--- Start Source material ---

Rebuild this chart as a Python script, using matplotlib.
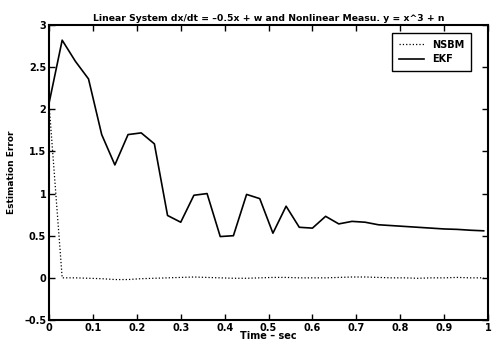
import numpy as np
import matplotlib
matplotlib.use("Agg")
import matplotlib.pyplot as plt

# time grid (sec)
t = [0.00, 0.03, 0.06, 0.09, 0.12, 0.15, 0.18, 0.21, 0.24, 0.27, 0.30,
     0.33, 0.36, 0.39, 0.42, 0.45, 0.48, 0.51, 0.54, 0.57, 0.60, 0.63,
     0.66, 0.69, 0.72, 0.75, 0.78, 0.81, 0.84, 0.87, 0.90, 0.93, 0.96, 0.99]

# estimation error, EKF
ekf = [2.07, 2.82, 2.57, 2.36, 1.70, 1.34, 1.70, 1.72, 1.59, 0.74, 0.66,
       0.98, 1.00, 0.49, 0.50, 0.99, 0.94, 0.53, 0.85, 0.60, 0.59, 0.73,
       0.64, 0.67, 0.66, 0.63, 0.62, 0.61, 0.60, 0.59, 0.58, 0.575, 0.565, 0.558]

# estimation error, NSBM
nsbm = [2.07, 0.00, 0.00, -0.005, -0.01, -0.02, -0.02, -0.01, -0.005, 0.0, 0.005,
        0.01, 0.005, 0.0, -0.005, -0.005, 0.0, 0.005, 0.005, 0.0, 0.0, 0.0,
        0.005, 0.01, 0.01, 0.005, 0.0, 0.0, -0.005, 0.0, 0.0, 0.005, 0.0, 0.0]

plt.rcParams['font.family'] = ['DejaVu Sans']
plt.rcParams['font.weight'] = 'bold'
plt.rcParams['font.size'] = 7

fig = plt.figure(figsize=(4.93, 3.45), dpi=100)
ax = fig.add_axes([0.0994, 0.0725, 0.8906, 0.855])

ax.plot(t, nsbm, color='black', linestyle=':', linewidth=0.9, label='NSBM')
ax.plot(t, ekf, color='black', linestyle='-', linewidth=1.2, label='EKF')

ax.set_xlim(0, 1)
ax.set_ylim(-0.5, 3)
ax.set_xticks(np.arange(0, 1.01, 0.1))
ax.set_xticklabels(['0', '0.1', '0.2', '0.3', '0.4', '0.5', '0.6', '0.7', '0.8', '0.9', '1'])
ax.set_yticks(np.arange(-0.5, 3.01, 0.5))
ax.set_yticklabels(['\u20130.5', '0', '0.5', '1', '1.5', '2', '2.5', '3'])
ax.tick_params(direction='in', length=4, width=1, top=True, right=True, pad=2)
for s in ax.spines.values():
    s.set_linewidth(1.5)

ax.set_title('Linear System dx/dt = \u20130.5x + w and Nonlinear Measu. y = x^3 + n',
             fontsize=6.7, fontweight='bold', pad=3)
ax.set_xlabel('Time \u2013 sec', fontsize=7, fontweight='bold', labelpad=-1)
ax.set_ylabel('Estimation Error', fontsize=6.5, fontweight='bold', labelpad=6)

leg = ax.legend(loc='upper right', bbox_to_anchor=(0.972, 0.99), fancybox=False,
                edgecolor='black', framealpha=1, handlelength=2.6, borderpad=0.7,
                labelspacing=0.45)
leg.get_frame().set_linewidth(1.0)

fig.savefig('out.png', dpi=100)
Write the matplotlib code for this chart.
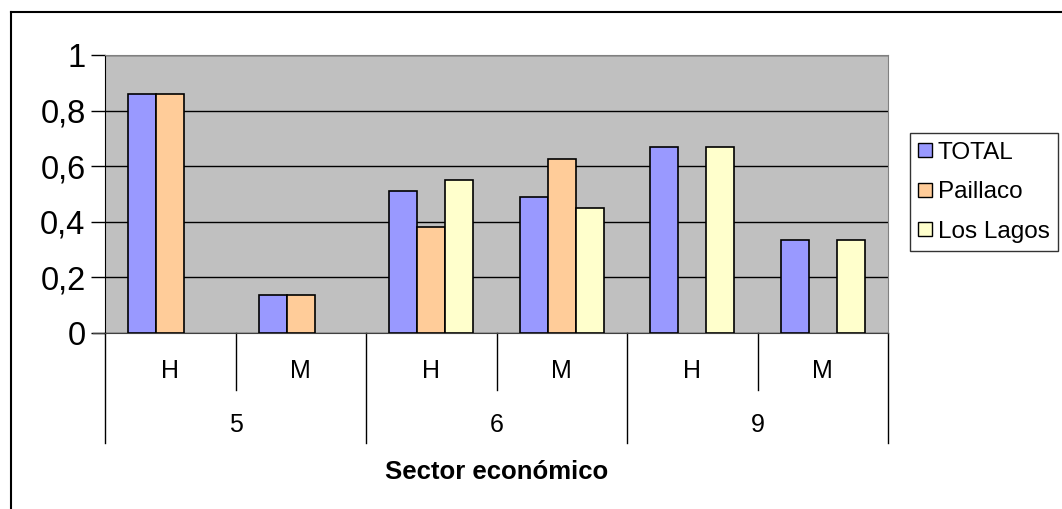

--- End Source material ---

**Directions:** Quote each line of the listing exactly, but leave the pictures out.

**Response to the task:**
Rebuild this chart as a Python script, using matplotlib.
import numpy as np
import matplotlib
matplotlib.use("Agg")
import matplotlib.pyplot as plt

# time grid (sec)
t = [0.00, 0.03, 0.06, 0.09, 0.12, 0.15, 0.18, 0.21, 0.24, 0.27, 0.30,
     0.33, 0.36, 0.39, 0.42, 0.45, 0.48, 0.51, 0.54, 0.57, 0.60, 0.63,
     0.66, 0.69, 0.72, 0.75, 0.78, 0.81, 0.84, 0.87, 0.90, 0.93, 0.96, 0.99]

# estimation error, EKF
ekf = [2.07, 2.82, 2.57, 2.36, 1.70, 1.34, 1.70, 1.72, 1.59, 0.74, 0.66,
       0.98, 1.00, 0.49, 0.50, 0.99, 0.94, 0.53, 0.85, 0.60, 0.59, 0.73,
       0.64, 0.67, 0.66, 0.63, 0.62, 0.61, 0.60, 0.59, 0.58, 0.575, 0.565, 0.558]

# estimation error, NSBM
nsbm = [2.07, 0.00, 0.00, -0.005, -0.01, -0.02, -0.02, -0.01, -0.005, 0.0, 0.005,
        0.01, 0.005, 0.0, -0.005, -0.005, 0.0, 0.005, 0.005, 0.0, 0.0, 0.0,
        0.005, 0.01, 0.01, 0.005, 0.0, 0.0, -0.005, 0.0, 0.0, 0.005, 0.0, 0.0]

plt.rcParams['font.family'] = ['DejaVu Sans']
plt.rcParams['font.weight'] = 'bold'
plt.rcParams['font.size'] = 7

fig = plt.figure(figsize=(4.93, 3.45), dpi=100)
ax = fig.add_axes([0.0994, 0.0725, 0.8906, 0.855])

ax.plot(t, nsbm, color='black', linestyle=':', linewidth=0.9, label='NSBM')
ax.plot(t, ekf, color='black', linestyle='-', linewidth=1.2, label='EKF')

ax.set_xlim(0, 1)
ax.set_ylim(-0.5, 3)
ax.set_xticks(np.arange(0, 1.01, 0.1))
ax.set_xticklabels(['0', '0.1', '0.2', '0.3', '0.4', '0.5', '0.6', '0.7', '0.8', '0.9', '1'])
ax.set_yticks(np.arange(-0.5, 3.01, 0.5))
ax.set_yticklabels(['\u20130.5', '0', '0.5', '1', '1.5', '2', '2.5', '3'])
ax.tick_params(direction='in', length=4, width=1, top=True, right=True, pad=2)
for s in ax.spines.values():
    s.set_linewidth(1.5)

ax.set_title('Linear System dx/dt = \u20130.5x + w and Nonlinear Measu. y = x^3 + n',
             fontsize=6.7, fontweight='bold', pad=3)
ax.set_xlabel('Time \u2013 sec', fontsize=7, fontweight='bold', labelpad=-1)
ax.set_ylabel('Estimation Error', fontsize=6.5, fontweight='bold', labelpad=6)

leg = ax.legend(loc='upper right', bbox_to_anchor=(0.972, 0.99), fancybox=False,
                edgecolor='black', framealpha=1, handlelength=2.6, borderpad=0.7,
                labelspacing=0.45)
leg.get_frame().set_linewidth(1.0)

fig.savefig('out.png', dpi=100)
Write the matplotlib code for this chart.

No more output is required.